Cisco's $500 million acquisition of Linksys gives it a strong ally that scored high marks from solution providers surveyed for this year's CRN recent Channel Champions survey.

In the survey, Linksys and its closest competitor, D-Link, scored slightly higher overall marks than Cisco among solution providers with $5 million or more in annual sales. But when solution providers of all sizes were taken into account, Cisco beat its competitors handily in all technology and channel program areas.

Linksys' corporate solution provider partners will be integrated into Cisco's channel programs, said Victor Tsao, CEO and president of Linksys. That should be good news for Linksys partners given what solution providers had to say about Cisco in the Channel Champions survey. The vendor won by the largest margin in the area of support over project life, and partners also gave Cisco high marks for keeping them informed of product line and channel program changes.

Tsao told CRN that Linksys, based here, will be treated as an independent division of Cisco--the first time the vendor, which has bought more than 80 companies, has decided to do that.

Cisco CEO John Chambers wants Linksys to continue focusing on consumer and SOHO markets and to keep its own brand, Tsao said. Corporate Linksys products, however, will be sold through the Cisco channel, which means that Linksys will not develop its own channel programs, he said.

One of the reasons Cisco wants to keep Linksys independent is that Cisco follows more of a build-to-order business model and its products typically have a gross margin of 70 percent, Tsao said. That compares with Linksys products, which typically are stocked on store shelves and have a gross margin of 30 percent, he said.

Linksys boasts an extensive line of routers and other equipment used in home networks. That market has become an increasingly lucrative space for solution providers as high-speed Internet connections drive the convergence of networked IT solutions in homes.

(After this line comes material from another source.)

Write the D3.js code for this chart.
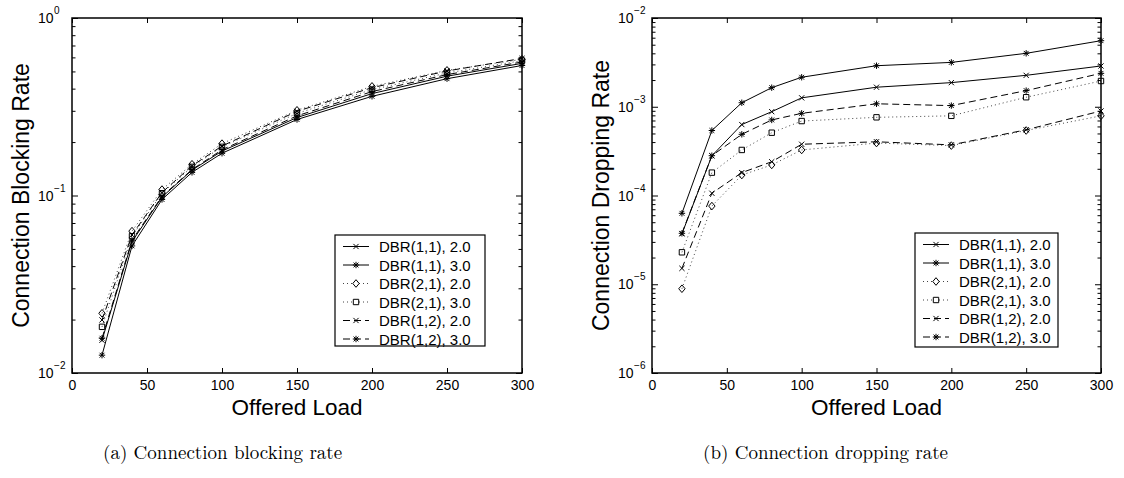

"Fueled by consumer broadband adoption, the home-networking space has experienced mass market acceptance," said Chambers in a statement.

Linksys is owned by Tsao and his family.

"At this stage of our growth, merging with Cisco makes a lot of sense," Tsao said. "We can take advantage of technologies from Cisco to make some cool new products. The market is maturing so there is some consolidation, and this will help us with international expansion."